Cambridge, MA— An increasing number of mergers and acquisitions, fueled by a staggering number of innovative technologies entering the market, are stimulating product lifecycle management (PLM) spending, reports Daratech in a recent market assessment. At the start of 2006, the IT market research firm forecast that the overall PLM market would grow about 14% to just under $12 billion. Although the company has not put a figure on the results for the first half of 2006, it says its initial forecast was “on the conservative side.”

In the first half of the year, says Daratech, seven major acquisitions occurred, expanding an increasingly growing PLM market. An increase in the rate of consolidation among major companies is occurring as they strive to reach new customer segments and new market verticals and to fill technology gaps.

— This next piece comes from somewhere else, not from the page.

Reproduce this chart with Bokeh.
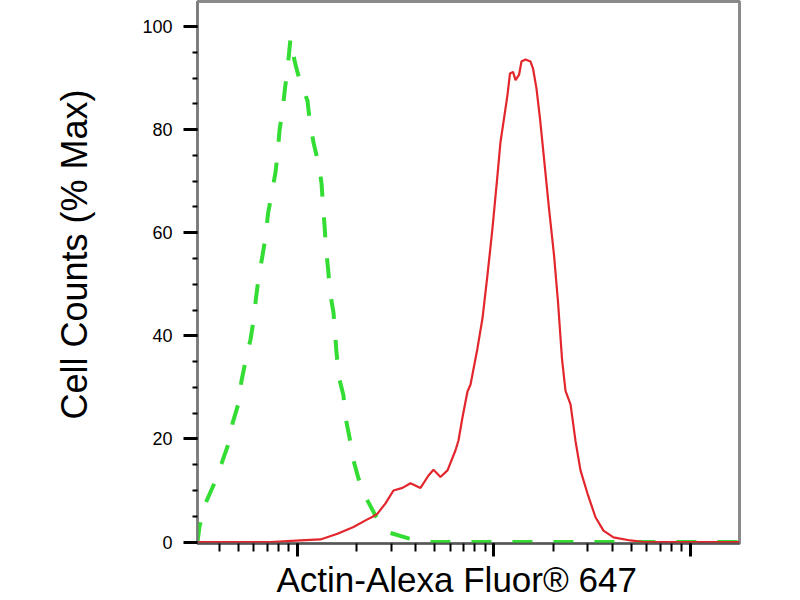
from bokeh.plotting import figure
from bokeh.models import Range1d, SingleIntervalTicker, LogTicker, Title, CustomJSTickFormatter
from bokeh.embed import file_html
from bokeh.resources import INLINE

# ---- data ----
# isotype control (green dashed): fluorescence intensity vs % max
control_x = [30.98, 31.72, 34.02, 37.36, 41.04, 44.57, 46.70, 50.09, 51.88, 54.37,
             57.67, 59.74, 61.51, 63.33, 66.37, 68.76, 70.79, 73.76, 77.27, 79.10,
             80.98, 83.89, 86.38, 88.93, 92.13, 96.54, 100.0, 103.6, 108.5, 112.4,
             115.8, 120.6, 127.9, 132.5, 134.9, 137.3, 139.6, 143.0, 146.4, 152.5,
             155.2, 157.9, 162.6, 171.4, 175.5, 183.9, 192.8, 204.4, 224.4, 249.5,
             293.9, 367.2, 464.2, 17760]
control_y = [0.0, 3.0, 7.5, 11.0, 15.2, 19.1, 23.0, 26.9, 31.3, 35.0,
             39.3, 43.0, 47.4, 51.1, 55.6, 59.1, 63.7, 67.4, 71.7, 75.1,
             79.8, 83.7, 88.0, 91.7, 97.7, 93.4, 91.1, 89.1, 87.2, 85.6,
             81.3, 77.5, 73.4, 69.6, 65.1, 61.4, 56.9, 53.1, 48.4, 44.5,
             40.6, 36.8, 31.9, 28.4, 24.2, 20.3, 15.8, 12.3, 8.4, 5.1,
             1.8, 0.7, 0.0, 0.0]

# Actin-Alexa Fluor 647 stained sample (red)
actin_x = [30.98, 72.9, 103.6, 130.9, 159.8, 192.8, 221.9, 240.9, 255.3, 280.4,
           307.9, 342.2, 375.9, 422.7, 464.2, 492.1, 534.2, 580.0, 637.0, 659.7,
           691.4, 716.1, 733.1, 759.3, 824.1, 873.9, 926.6, 982.6, 1042, 1079,
           1118, 1171, 1206, 1250, 1287, 1341, 1380, 1447, 1534, 1579,
           1645, 1714, 1797, 1905, 2020, 2117, 2219, 2312, 2452, 2599,
           2756, 2991, 3285, 3608, 4057, 4951, 5766, 17760]
actin_y = [0.0, 0.0, 0.3, 0.5, 1.6, 2.9, 4.2, 4.9, 5.5, 7.5,
           10.0, 10.5, 11.4, 10.5, 12.9, 14.0, 12.6, 13.9, 17.8, 19.7,
           24.2, 27.2, 29.2, 30.5, 37.6, 43.4, 51.8, 60.9, 71.2, 77.6,
           81.5, 86.7, 90.9, 91.2, 89.6, 90.6, 93.2, 93.6, 93.2, 91.9,
           88.0, 82.2, 74.4, 64.7, 55.7, 46.6, 35.5, 29.3, 26.7, 19.6,
           13.9, 9.4, 4.8, 2.2, 0.9, 0.3, 0.0, 0.0]

x_title = "Actin-Alexa Fluor® 647"
y_title = "Cell Counts (% Max)"

FONT = "Liberation Sans"

p = figure(width=800, height=600, x_axis_type="log",
           x_range=Range1d(30.98, 17760), y_range=Range1d(-0.29, 104.85),
           output_backend="svg", toolbar_location=None,
           min_border_left=197, min_border_right=61,
           min_border_top=1, min_border_bottom=57)

p.background_fill_color = "white"
p.border_fill_color = "white"
p.outline_line_color = "#8a8a8a"
p.outline_line_width = 3
p.xgrid.visible = False
p.ygrid.visible = False

# y axis
p.yaxis.ticker = SingleIntervalTicker(interval=20, num_minor_ticks=4)
p.yaxis.axis_line_color = "#7a7a7a"
p.yaxis.axis_line_width = 2
p.yaxis.major_tick_line_color = "black"
p.yaxis.major_tick_line_width = 3
p.yaxis.major_tick_out = 14
p.yaxis.major_tick_in = 0
p.yaxis.minor_tick_line_color = "black"
p.yaxis.minor_tick_line_width = 2
p.yaxis.minor_tick_out = 5
p.yaxis.minor_tick_in = 0
p.yaxis.major_label_text_font = FONT
p.yaxis.major_label_text_font_size = "18px"
p.yaxis.major_label_text_color = "black"
p.yaxis.major_label_standoff = 11

# x axis (log, no tick labels)
p.xaxis.ticker = LogTicker(num_minor_ticks=10)
p.xaxis.formatter = CustomJSTickFormatter(code="return ''")
p.xaxis.major_label_text_font_size = "1px"
p.xaxis.axis_line_color = "#555555"
p.xaxis.axis_line_width = 2
p.xaxis.major_tick_line_color = "black"
p.xaxis.major_tick_line_width = 3
p.xaxis.major_tick_out = 13
p.xaxis.major_tick_in = 0
p.xaxis.minor_tick_line_color = "black"
p.xaxis.minor_tick_line_width = 2
p.xaxis.minor_tick_out = 8
p.xaxis.minor_tick_in = 0
p.xaxis.major_label_standoff = 0

# axis titles as side titles (so they can sit off-centre as in the reference)
p.add_layout(Title(text=x_title, align="left", offset=79, standoff=3,
                   text_font=FONT, text_font_size="35px", text_font_style="normal",
                   text_color="black"), "below")
p.add_layout(Title(text=y_title, align="left", offset=124, standoff=89,
                   text_font=FONT, text_font_size="36px", text_font_style="normal",
                   text_color="black"), "left")

# curves
p.line(control_x, control_y, line_color="#33dd33", line_width=4, line_dash="20 21")
p.line(actin_x, actin_y, line_color="#e3262c", line_width=2.2)

open("out.html", "w").write(file_html(p, INLINE))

According to Daratech, PLM and asset lifecycle management technologies are still in their infancies. It forecasts providers will continue to acquire companies and technologies they believe give them better opportunities to serve customers and improve bottom lines. In Daratech’s estimation, openness is also in the forefront and “the more a provider does to make itself interoperable with its own technologies and others’, the more it will reap from the ROI of its solutions.”

Among acquisitions taking place since the beginning of the year are Ansys’ purchase of Fluent Inc., Autodesk’s acquisition of Constructware, Dassault Systemes’ acquisition of MatrixOne, and Agile Software’s agreement to acquire Prodika.